◆ **Data provided**
***
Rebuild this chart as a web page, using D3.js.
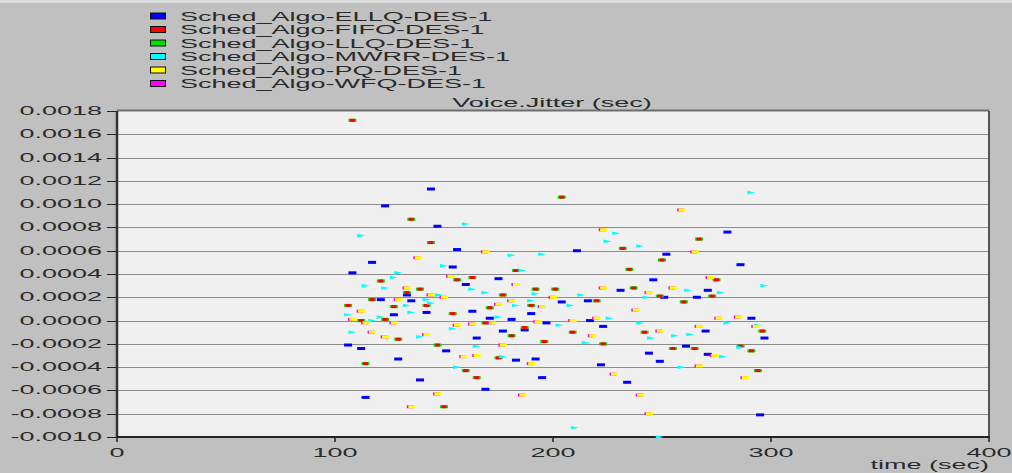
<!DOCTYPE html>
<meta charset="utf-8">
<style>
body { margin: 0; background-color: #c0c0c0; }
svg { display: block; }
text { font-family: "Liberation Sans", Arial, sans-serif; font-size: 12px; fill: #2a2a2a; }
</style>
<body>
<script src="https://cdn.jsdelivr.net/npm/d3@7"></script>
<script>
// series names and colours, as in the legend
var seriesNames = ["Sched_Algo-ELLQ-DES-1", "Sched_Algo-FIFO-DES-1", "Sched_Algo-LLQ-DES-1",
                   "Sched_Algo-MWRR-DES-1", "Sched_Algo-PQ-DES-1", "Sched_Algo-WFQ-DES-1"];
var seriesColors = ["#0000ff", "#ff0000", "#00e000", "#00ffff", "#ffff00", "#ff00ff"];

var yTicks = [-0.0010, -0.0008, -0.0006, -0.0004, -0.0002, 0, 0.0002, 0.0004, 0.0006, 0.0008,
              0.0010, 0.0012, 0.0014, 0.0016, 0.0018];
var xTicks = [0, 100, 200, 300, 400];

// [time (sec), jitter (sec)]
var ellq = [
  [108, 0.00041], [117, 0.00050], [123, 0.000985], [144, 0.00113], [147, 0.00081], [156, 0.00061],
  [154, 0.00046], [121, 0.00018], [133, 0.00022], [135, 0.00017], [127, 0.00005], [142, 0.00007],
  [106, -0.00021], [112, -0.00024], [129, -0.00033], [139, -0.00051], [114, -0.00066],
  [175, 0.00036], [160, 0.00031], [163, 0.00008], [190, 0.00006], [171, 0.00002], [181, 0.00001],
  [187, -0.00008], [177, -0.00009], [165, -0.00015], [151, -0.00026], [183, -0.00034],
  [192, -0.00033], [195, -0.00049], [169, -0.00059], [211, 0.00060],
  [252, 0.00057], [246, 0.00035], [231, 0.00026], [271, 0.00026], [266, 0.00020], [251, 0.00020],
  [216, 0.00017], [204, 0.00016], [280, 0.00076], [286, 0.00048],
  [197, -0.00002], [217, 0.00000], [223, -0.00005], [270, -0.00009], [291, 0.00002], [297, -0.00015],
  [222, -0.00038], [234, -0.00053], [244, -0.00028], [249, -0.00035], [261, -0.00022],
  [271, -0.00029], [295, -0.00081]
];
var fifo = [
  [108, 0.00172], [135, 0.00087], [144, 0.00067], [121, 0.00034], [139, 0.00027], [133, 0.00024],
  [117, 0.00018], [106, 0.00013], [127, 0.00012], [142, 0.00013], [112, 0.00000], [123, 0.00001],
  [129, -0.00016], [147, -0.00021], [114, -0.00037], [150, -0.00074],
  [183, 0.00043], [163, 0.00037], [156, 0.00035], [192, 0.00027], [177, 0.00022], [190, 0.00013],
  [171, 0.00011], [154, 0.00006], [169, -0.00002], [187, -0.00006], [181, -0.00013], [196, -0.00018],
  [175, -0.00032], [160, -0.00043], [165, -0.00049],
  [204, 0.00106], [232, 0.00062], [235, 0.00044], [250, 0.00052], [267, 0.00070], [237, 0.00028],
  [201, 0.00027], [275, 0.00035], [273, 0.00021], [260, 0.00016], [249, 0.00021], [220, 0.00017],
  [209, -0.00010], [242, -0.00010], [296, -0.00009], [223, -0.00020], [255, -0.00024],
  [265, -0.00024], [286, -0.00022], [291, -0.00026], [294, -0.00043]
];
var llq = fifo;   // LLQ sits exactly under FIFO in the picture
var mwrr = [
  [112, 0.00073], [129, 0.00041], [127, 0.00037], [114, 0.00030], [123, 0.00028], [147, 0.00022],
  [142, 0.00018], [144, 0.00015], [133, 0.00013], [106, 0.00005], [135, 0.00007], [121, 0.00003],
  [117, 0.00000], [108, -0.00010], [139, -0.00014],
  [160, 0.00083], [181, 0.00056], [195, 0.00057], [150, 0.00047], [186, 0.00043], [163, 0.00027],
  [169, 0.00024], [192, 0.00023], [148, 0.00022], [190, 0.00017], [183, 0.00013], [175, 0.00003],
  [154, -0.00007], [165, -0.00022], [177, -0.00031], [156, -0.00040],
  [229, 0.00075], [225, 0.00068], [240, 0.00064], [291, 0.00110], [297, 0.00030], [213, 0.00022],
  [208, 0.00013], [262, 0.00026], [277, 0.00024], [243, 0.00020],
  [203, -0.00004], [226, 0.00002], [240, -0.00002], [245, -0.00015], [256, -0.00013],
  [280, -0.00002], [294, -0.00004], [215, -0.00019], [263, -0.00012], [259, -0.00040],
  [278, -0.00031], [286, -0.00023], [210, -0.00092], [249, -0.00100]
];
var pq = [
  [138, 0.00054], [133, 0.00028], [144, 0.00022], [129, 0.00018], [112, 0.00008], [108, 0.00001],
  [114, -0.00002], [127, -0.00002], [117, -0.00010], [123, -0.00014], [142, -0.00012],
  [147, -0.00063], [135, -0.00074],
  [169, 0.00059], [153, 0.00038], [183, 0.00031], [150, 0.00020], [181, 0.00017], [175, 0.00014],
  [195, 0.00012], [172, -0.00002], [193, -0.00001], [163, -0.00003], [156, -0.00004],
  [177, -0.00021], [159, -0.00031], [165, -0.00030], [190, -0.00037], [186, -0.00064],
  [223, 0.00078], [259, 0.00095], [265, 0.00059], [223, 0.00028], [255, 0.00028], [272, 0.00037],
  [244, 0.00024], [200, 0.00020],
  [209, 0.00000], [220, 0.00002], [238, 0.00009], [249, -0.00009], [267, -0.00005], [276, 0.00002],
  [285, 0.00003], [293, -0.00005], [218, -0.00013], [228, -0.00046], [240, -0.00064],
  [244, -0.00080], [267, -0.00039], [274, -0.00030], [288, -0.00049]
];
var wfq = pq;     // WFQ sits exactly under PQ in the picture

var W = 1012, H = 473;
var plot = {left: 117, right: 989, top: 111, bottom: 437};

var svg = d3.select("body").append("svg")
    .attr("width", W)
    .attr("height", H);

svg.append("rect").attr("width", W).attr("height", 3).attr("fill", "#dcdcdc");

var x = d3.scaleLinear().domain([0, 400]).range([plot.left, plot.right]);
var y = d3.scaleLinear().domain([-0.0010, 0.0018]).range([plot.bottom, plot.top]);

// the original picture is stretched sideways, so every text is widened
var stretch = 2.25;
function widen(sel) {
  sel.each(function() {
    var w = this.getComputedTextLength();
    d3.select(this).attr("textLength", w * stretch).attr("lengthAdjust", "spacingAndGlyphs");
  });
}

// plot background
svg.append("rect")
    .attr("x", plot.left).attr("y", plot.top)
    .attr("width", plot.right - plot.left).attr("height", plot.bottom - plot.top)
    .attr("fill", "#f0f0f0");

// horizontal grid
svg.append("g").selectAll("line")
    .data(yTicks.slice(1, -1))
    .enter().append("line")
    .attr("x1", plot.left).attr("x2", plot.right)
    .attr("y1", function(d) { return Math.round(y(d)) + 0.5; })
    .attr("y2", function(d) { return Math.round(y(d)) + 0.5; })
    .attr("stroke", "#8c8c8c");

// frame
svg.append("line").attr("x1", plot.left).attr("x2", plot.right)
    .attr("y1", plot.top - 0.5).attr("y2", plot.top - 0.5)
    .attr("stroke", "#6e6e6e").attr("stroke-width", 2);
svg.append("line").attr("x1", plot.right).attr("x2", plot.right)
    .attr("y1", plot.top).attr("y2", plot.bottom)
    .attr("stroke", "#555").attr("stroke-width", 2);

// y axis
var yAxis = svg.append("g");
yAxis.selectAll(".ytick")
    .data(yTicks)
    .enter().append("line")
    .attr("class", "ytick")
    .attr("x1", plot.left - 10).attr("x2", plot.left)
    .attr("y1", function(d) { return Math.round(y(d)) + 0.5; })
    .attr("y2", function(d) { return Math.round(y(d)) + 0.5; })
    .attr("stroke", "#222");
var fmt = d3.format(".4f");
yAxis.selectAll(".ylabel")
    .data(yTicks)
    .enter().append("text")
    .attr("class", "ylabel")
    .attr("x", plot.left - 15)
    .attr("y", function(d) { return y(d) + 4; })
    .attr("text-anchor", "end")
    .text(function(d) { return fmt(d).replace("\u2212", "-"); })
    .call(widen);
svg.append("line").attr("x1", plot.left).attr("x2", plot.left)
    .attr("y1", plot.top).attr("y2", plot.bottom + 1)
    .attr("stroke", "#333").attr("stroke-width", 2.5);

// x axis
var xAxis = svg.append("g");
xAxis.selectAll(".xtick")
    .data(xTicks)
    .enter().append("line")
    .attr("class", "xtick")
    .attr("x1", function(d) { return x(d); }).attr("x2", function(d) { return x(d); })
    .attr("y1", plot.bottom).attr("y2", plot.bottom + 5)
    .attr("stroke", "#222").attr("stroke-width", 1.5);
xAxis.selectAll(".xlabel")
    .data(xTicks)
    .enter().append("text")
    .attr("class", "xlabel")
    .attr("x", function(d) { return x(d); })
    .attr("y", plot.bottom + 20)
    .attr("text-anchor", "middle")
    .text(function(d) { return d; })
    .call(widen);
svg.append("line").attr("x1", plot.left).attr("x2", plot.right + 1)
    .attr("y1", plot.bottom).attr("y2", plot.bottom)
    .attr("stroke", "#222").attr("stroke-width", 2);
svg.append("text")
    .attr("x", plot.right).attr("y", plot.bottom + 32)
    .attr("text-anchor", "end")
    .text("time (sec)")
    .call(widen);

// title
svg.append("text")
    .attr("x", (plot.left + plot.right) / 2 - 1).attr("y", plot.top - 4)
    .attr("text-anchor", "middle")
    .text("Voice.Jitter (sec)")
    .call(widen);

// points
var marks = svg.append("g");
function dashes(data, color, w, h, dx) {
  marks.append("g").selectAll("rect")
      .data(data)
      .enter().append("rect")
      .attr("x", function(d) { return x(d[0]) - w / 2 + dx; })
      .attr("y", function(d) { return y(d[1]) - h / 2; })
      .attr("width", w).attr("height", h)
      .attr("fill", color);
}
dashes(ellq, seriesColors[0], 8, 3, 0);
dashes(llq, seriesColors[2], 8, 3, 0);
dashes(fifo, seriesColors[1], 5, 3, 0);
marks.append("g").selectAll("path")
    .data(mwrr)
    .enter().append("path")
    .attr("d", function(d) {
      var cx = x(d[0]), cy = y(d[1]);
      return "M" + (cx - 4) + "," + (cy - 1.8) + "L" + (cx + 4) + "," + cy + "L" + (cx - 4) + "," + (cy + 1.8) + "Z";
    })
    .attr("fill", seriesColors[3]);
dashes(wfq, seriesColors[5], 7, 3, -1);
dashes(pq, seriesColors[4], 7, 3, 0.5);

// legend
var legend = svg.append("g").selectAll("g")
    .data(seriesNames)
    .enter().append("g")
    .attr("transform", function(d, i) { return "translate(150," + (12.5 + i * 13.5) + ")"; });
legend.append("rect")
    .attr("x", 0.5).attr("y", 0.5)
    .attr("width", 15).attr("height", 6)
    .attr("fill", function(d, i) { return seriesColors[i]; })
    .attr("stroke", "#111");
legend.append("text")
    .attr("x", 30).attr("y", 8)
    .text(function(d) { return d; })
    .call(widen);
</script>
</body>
***
◆ **Written request**
Write down every line of the data above that includes the string "this".

◆ **Correct result**
Rebuild this chart as a web page, using D3.js.
    var w = this.getComputedTextLength();
    d3.select(this).attr("textLength", w * stretch).attr("lengthAdjust", "spacingAndGlyphs");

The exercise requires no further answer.